> _Problem_
Leave out the pictures, then reproduce the rest of the material exactly.

> _Supplied data_
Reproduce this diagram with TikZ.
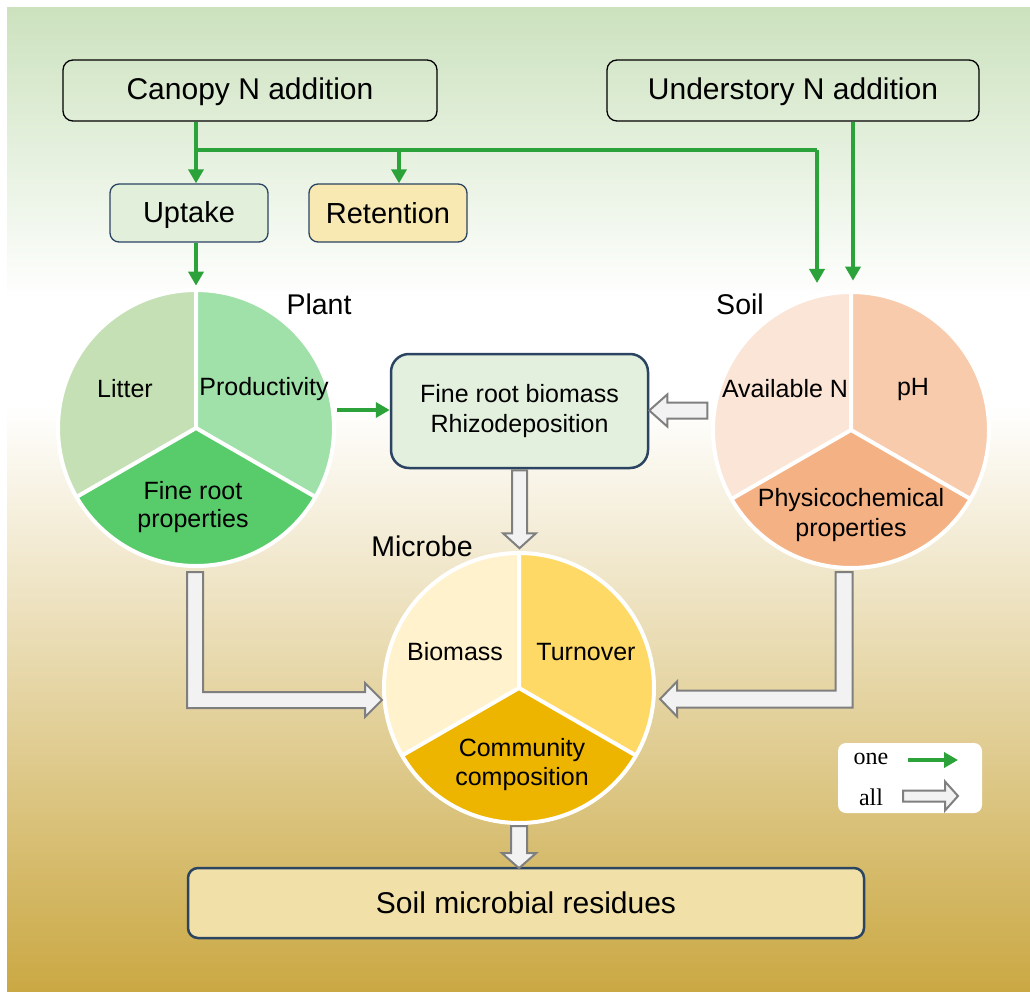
\documentclass[tikz,border=0pt]{standalone}
\usepackage{fontspec}
\setmainfont{Liberation Sans}
\newfontfamily\legendfont{Liberation Serif}
\usetikzlibrary{arrows.meta,calc}
\definecolor{gline}{HTML}{2CA23A}
\definecolor{navy}{HTML}{2A4462}
\definecolor{hgray}{HTML}{7F7F7F}
\definecolor{hfill}{HTML}{F2F2F2}
\definecolor{bgtop}{HTML}{CCE2BE}
\definecolor{bgbot}{HTML}{CAA843}
\definecolor{pA}{HTML}{C5E0B4}
\definecolor{pB}{HTML}{A0E0A9}
\definecolor{pC}{HTML}{58CB6B}
\definecolor{sA}{HTML}{FBE5D6}
\definecolor{sB}{HTML}{F8CBAD}
\definecolor{sC}{HTML}{F4B183}
\definecolor{mA}{HTML}{FFF2CC}
\definecolor{mB}{HTML}{FFD966}
\definecolor{mC}{HTML}{EDB400}
\definecolor{upfill}{HTML}{E2EFDA}
\definecolor{retfill}{HTML}{F8E8B2}
\definecolor{frbfill}{HTML}{E4F0DE}
\definecolor{resfill}{HTML}{F1E0A8}
\newcommand\mypie[5]{%
  \fill[#3] (#1) -- ++(90:#2) arc[start angle=90,end angle=210,radius=#2] -- cycle;
  \fill[#4] (#1) -- ++(-30:#2) arc[start angle=-30,end angle=90,radius=#2] -- cycle;
  \fill[#5] (#1) -- ++(210:#2) arc[start angle=210,end angle=330,radius=#2] -- cycle;
  \draw[white,line width=4pt] (#1) -- ++(90:#2) (#1) -- ++(210:#2) (#1) -- ++(330:#2);
  \draw[white,line width=4pt] (#1) circle[radius=#2];
}
\tikzset{
  garrow/.style={draw=gline,line width=4pt,line join=miter,-{Triangle[width=15pt,length=14pt]}},
  hollow/.style={draw=hgray,fill=hfill,line width=2pt,line join=miter},
  bigtxt/.style={font=\fontsize{30}{36}\selectfont},
  midtxt/.style={font=\fontsize{29}{34}\selectfont},
  smtxt/.style={font=\fontsize{25}{29}\selectfont,align=center,inner sep=0pt},
  ttl/.style={font=\fontsize{28.5}{34}\selectfont,inner sep=0pt},
  topbox/.style={draw=black,line width=1.3pt,rounded corners=10pt,minimum height=61pt,inner sep=0pt,bigtxt},
  smallbox/.style={draw=navy,line width=1.3pt,rounded corners=9pt,minimum width=158pt,minimum height=58pt,inner sep=0pt,midtxt},
}
\begin{document}
\begin{tikzpicture}[x=1pt,y=1pt]
\useasboundingbox (0,0) rectangle (1030,-992);
% background
\fill[white] (0,0) rectangle (1030,-992);
\shade[top color=bgtop,bottom color=white] (7,-8) rectangle (1030,-300.5);
\fill[white] (7,-300) rectangle (1030,-405.5);
\shade[top color=white,bottom color=bgbot] (7,-405) rectangle (1030,-992);

% top boxes
\node[topbox,minimum width=374pt] (canopy) at (250,-90.5) {};
\node[bigtxt,inner sep=0pt] (canopytxt) at (250,-92) {Canopy N addition};
\node[topbox,minimum width=372pt] (under) at (793,-90.5) {};
\node[bigtxt,inner sep=0pt] (undertxt) at (793,-92) {Understory N addition};
\node[smallbox,fill=upfill] (uptake) at (189,-213) {};
\node[midtxt,inner sep=0pt] (uptaketxt) at (189,-215) {Uptake};
\node[smallbox,fill=retfill] (retention) at (388,-213) {Retention};

% circles
\coordinate (pc) at (196,-428);
\coordinate (sc) at (851,-430);
\coordinate (mc) at (519,-688);
\mypie{pc}{138pt}{pA}{pB}{pC}
\mypie{sc}{138pt}{sA}{sB}{sC}
\mypie{mc}{135pt}{mA}{mB}{mC}
\node[circle,minimum size=280pt,inner sep=0pt] (plant) at (pc) {};
\node[circle,minimum size=280pt,inner sep=0pt] (soil) at (sc) {};
\node[circle,minimum size=274pt,inner sep=0pt] (microbe) at (mc) {};

% circle labels
\node[ttl] (plantlbl) at (319,-304) {Plant};
\node[ttl] (soillbl) at (740,-304) {Soil};
\node[ttl] (microbelbl) at (422,-546) {Microbe};
\node[smtxt] (litter) at (125,-389) {Litter};
\node[smtxt] (prod) at (264,-389) {Productivity};
\node[smtxt] (frp) at (193,-507) {Fine root\\[-1pt]properties};
\node[smtxt] (avn) at (785,-389) {Available N};
\node[smtxt] (ph) at (913,-389) {pH};
\node[smtxt] (phys) at (851,-515) {Physicochemical\\[1pt]properties};
\node[smtxt] (biom) at (455,-652) {Biomass};
\node[smtxt] (turn) at (586,-652) {Turnover};
\node[smtxt] (comm) at (522,-765) {Community\\[0pt]composition};

% fine root box
\node[draw=navy,line width=2.5pt,fill=frbfill,rounded corners=18pt,minimum width=257pt,minimum height=114pt,smtxt] (frb) at (519.5,-411) {Fine root biomass\\[1pt]Rhizodeposition};

% residues box
\node[draw=navy,line width=2.5pt,fill=resfill,rounded corners=10pt,minimum width=676pt,minimum height=70pt,inner sep=0pt,bigtxt] (res) at (526,-903) {Soil microbial residues};

% green arrows
\coordinate (cx) at (196,-150);
\coordinate (rx) at (399,-150);
\coordinate (sx) at (817,-150);
\coordinate (ux) at (853,0);
\draw[garrow] (cx |- canopy.south) -- (cx |- uptake.north);
\draw[draw=gline,line width=4pt] (cx) -- (sx);
\draw[garrow] (sx) -- ++(0,-133);
\draw[garrow] (rx) -- (rx |- retention.north);
\draw[garrow] (ux |- under.south) -- ++(0,-159);
\draw[garrow] (cx |- uptake.south) -- ++(0,-43);
\coordinate (pa) at (337,-410);
\draw[garrow] (pa) -- (pa -| frb.west);

% hollow arrows
% soil -> fine root box
\draw[hollow] ($(frb.east)+(58,8.5)$) -- ++(-40,0) -- ++(0,8) -- ++(-18,-16) -- ++(18,-16) -- ++(0,8) -- ++(40,0) -- cycle;
% fine root box -> microbe
\draw[hollow] ($(frb.south)+(-7.5,-1)$) -- ++(0,-63) -- ++(-9,0) -- ++(16.5,-15) -- ++(16.5,15) -- ++(-9,0) -- ++(0,63) -- cycle;
% microbe -> residues
\draw[hollow] ($(microbe.south)+(-8,-1)$) -- ++(0,-27) -- ++(-9,0) -- ++(17,-15) -- ++(17,15) -- ++(-9,0) -- ++(0,27) -- cycle;
% plant -> microbe (elbow)
\draw[hollow] (187,-572) -- (203,-572) -- (203,-692) -- (365,-692) -- (365,-683) -- (382,-700) -- (365,-717) -- (365,-708) -- (187,-708) -- cycle;
% soil -> microbe (elbow)
\draw[hollow] (852.5,-572) -- (835.5,-572) -- (835.5,-690.5) -- (677,-690.5) -- (677,-681.5) -- (660,-699) -- (677,-716.5) -- (677,-707.5) -- (852.5,-707.5) -- cycle;

% legend
\node[fill=white,rounded corners=8pt,minimum width=144pt,minimum height=70pt,inner sep=0pt] (legend) at (910,-778) {};
\node[font=\legendfont\fontsize{24}{28}\selectfont,inner sep=0pt] (one) at (871,-759) {one};
\node[font=\legendfont\fontsize{24}{28}\selectfont,inner sep=0pt] (all) at (871,-797) {all};
\coordinate (lg1) at (908,-760);
\draw[garrow] (lg1) -- ++(50,0);
\draw[hollow] (903,-790.5) -- (945,-790.5) -- (945,-781.5) -- (958,-796) -- (945,-810.5) -- (945,-801.5) -- (903,-801.5) -- cycle;
\end{tikzpicture}
\end{document}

> _Full solution_
Reproduce this diagram with TikZ.
\documentclass[tikz,border=0pt]{standalone}
\usepackage{fontspec}
\setmainfont{Liberation Sans}
\newfontfamily\legendfont{Liberation Serif}
\usetikzlibrary{arrows.meta,calc}
\definecolor{gline}{HTML}{2CA23A}
\definecolor{navy}{HTML}{2A4462}
\definecolor{hgray}{HTML}{7F7F7F}
\definecolor{hfill}{HTML}{F2F2F2}
\definecolor{bgtop}{HTML}{CCE2BE}
\definecolor{bgbot}{HTML}{CAA843}
\definecolor{pA}{HTML}{C5E0B4}
\definecolor{pB}{HTML}{A0E0A9}
\definecolor{pC}{HTML}{58CB6B}
\definecolor{sA}{HTML}{FBE5D6}
\definecolor{sB}{HTML}{F8CBAD}
\definecolor{sC}{HTML}{F4B183}
\definecolor{mA}{HTML}{FFF2CC}
\definecolor{mB}{HTML}{FFD966}
\definecolor{mC}{HTML}{EDB400}
\definecolor{upfill}{HTML}{E2EFDA}
\definecolor{retfill}{HTML}{F8E8B2}
\definecolor{frbfill}{HTML}{E4F0DE}
\definecolor{resfill}{HTML}{F1E0A8}
\newcommand\mypie[5]{%
  \fill[#3] (#1) -- ++(90:#2) arc[start angle=90,end angle=210,radius=#2] -- cycle;
  \fill[#4] (#1) -- ++(-30:#2) arc[start angle=-30,end angle=90,radius=#2] -- cycle;
  \fill[#5] (#1) -- ++(210:#2) arc[start angle=210,end angle=330,radius=#2] -- cycle;
  \draw[white,line width=4pt] (#1) -- ++(90:#2) (#1) -- ++(210:#2) (#1) -- ++(330:#2);
  \draw[white,line width=4pt] (#1) circle[radius=#2];
}
\tikzset{
  garrow/.style={draw=gline,line width=4pt,line join=miter,-{Triangle[width=15pt,length=14pt]}},
  hollow/.style={draw=hgray,fill=hfill,line width=2pt,line join=miter},
  bigtxt/.style={font=\fontsize{30}{36}\selectfont},
  midtxt/.style={font=\fontsize{29}{34}\selectfont},
  smtxt/.style={font=\fontsize{25}{29}\selectfont,align=center,inner sep=0pt},
  ttl/.style={font=\fontsize{28.5}{34}\selectfont,inner sep=0pt},
  topbox/.style={draw=black,line width=1.3pt,rounded corners=10pt,minimum height=61pt,inner sep=0pt,bigtxt},
  smallbox/.style={draw=navy,line width=1.3pt,rounded corners=9pt,minimum width=158pt,minimum height=58pt,inner sep=0pt,midtxt},
}
\begin{document}
\begin{tikzpicture}[x=1pt,y=1pt]
\useasboundingbox (0,0) rectangle (1030,-992);
% background
\fill[white] (0,0) rectangle (1030,-992);
\shade[top color=bgtop,bottom color=white] (7,-8) rectangle (1030,-300.5);
\fill[white] (7,-300) rectangle (1030,-405.5);
\shade[top color=white,bottom color=bgbot] (7,-405) rectangle (1030,-992);

% top boxes
\node[topbox,minimum width=374pt] (canopy) at (250,-90.5) {};
\node[bigtxt,inner sep=0pt] (canopytxt) at (250,-92) {Canopy N addition};
\node[topbox,minimum width=372pt] (under) at (793,-90.5) {};
\node[bigtxt,inner sep=0pt] (undertxt) at (793,-92) {Understory N addition};
\node[smallbox,fill=upfill] (uptake) at (189,-213) {};
\node[midtxt,inner sep=0pt] (uptaketxt) at (189,-215) {Uptake};
\node[smallbox,fill=retfill] (retention) at (388,-213) {Retention};

% circles
\coordinate (pc) at (196,-428);
\coordinate (sc) at (851,-430);
\coordinate (mc) at (519,-688);
\mypie{pc}{138pt}{pA}{pB}{pC}
\mypie{sc}{138pt}{sA}{sB}{sC}
\mypie{mc}{135pt}{mA}{mB}{mC}
\node[circle,minimum size=280pt,inner sep=0pt] (plant) at (pc) {};
\node[circle,minimum size=280pt,inner sep=0pt] (soil) at (sc) {};
\node[circle,minimum size=274pt,inner sep=0pt] (microbe) at (mc) {};

% circle labels
\node[ttl] (plantlbl) at (319,-304) {Plant};
\node[ttl] (soillbl) at (740,-304) {Soil};
\node[ttl] (microbelbl) at (422,-546) {Microbe};
\node[smtxt] (litter) at (125,-389) {Litter};
\node[smtxt] (prod) at (264,-389) {Productivity};
\node[smtxt] (frp) at (193,-507) {Fine root\\[-1pt]properties};
\node[smtxt] (avn) at (785,-389) {Available N};
\node[smtxt] (ph) at (913,-389) {pH};
\node[smtxt] (phys) at (851,-515) {Physicochemical\\[1pt]properties};
\node[smtxt] (biom) at (455,-652) {Biomass};
\node[smtxt] (turn) at (586,-652) {Turnover};
\node[smtxt] (comm) at (522,-765) {Community\\[0pt]composition};

% fine root box
\node[draw=navy,line width=2.5pt,fill=frbfill,rounded corners=18pt,minimum width=257pt,minimum height=114pt,smtxt] (frb) at (519.5,-411) {Fine root biomass\\[1pt]Rhizodeposition};

% residues box
\node[draw=navy,line width=2.5pt,fill=resfill,rounded corners=10pt,minimum width=676pt,minimum height=70pt,inner sep=0pt,bigtxt] (res) at (526,-903) {Soil microbial residues};

% green arrows
\coordinate (cx) at (196,-150);
\coordinate (rx) at (399,-150);
\coordinate (sx) at (817,-150);
\coordinate (ux) at (853,0);
\draw[garrow] (cx |- canopy.south) -- (cx |- uptake.north);
\draw[draw=gline,line width=4pt] (cx) -- (sx);
\draw[garrow] (sx) -- ++(0,-133);
\draw[garrow] (rx) -- (rx |- retention.north);
\draw[garrow] (ux |- under.south) -- ++(0,-159);
\draw[garrow] (cx |- uptake.south) -- ++(0,-43);
\coordinate (pa) at (337,-410);
\draw[garrow] (pa) -- (pa -| frb.west);

% hollow arrows
% soil -> fine root box
\draw[hollow] ($(frb.east)+(58,8.5)$) -- ++(-40,0) -- ++(0,8) -- ++(-18,-16) -- ++(18,-16) -- ++(0,8) -- ++(40,0) -- cycle;
% fine root box -> microbe
\draw[hollow] ($(frb.south)+(-7.5,-1)$) -- ++(0,-63) -- ++(-9,0) -- ++(16.5,-15) -- ++(16.5,15) -- ++(-9,0) -- ++(0,63) -- cycle;
% microbe -> residues
\draw[hollow] ($(microbe.south)+(-8,-1)$) -- ++(0,-27) -- ++(-9,0) -- ++(17,-15) -- ++(17,15) -- ++(-9,0) -- ++(0,27) -- cycle;
% plant -> microbe (elbow)
\draw[hollow] (187,-572) -- (203,-572) -- (203,-692) -- (365,-692) -- (365,-683) -- (382,-700) -- (365,-717) -- (365,-708) -- (187,-708) -- cycle;
% soil -> microbe (elbow)
\draw[hollow] (852.5,-572) -- (835.5,-572) -- (835.5,-690.5) -- (677,-690.5) -- (677,-681.5) -- (660,-699) -- (677,-716.5) -- (677,-707.5) -- (852.5,-707.5) -- cycle;

% legend
\node[fill=white,rounded corners=8pt,minimum width=144pt,minimum height=70pt,inner sep=0pt] (legend) at (910,-778) {};
\node[font=\legendfont\fontsize{24}{28}\selectfont,inner sep=0pt] (one) at (871,-759) {one};
\node[font=\legendfont\fontsize{24}{28}\selectfont,inner sep=0pt] (all) at (871,-797) {all};
\coordinate (lg1) at (908,-760);
\draw[garrow] (lg1) -- ++(50,0);
\draw[hollow] (903,-790.5) -- (945,-790.5) -- (945,-781.5) -- (958,-796) -- (945,-810.5) -- (945,-801.5) -- (903,-801.5) -- cycle;
\end{tikzpicture}
\end{document}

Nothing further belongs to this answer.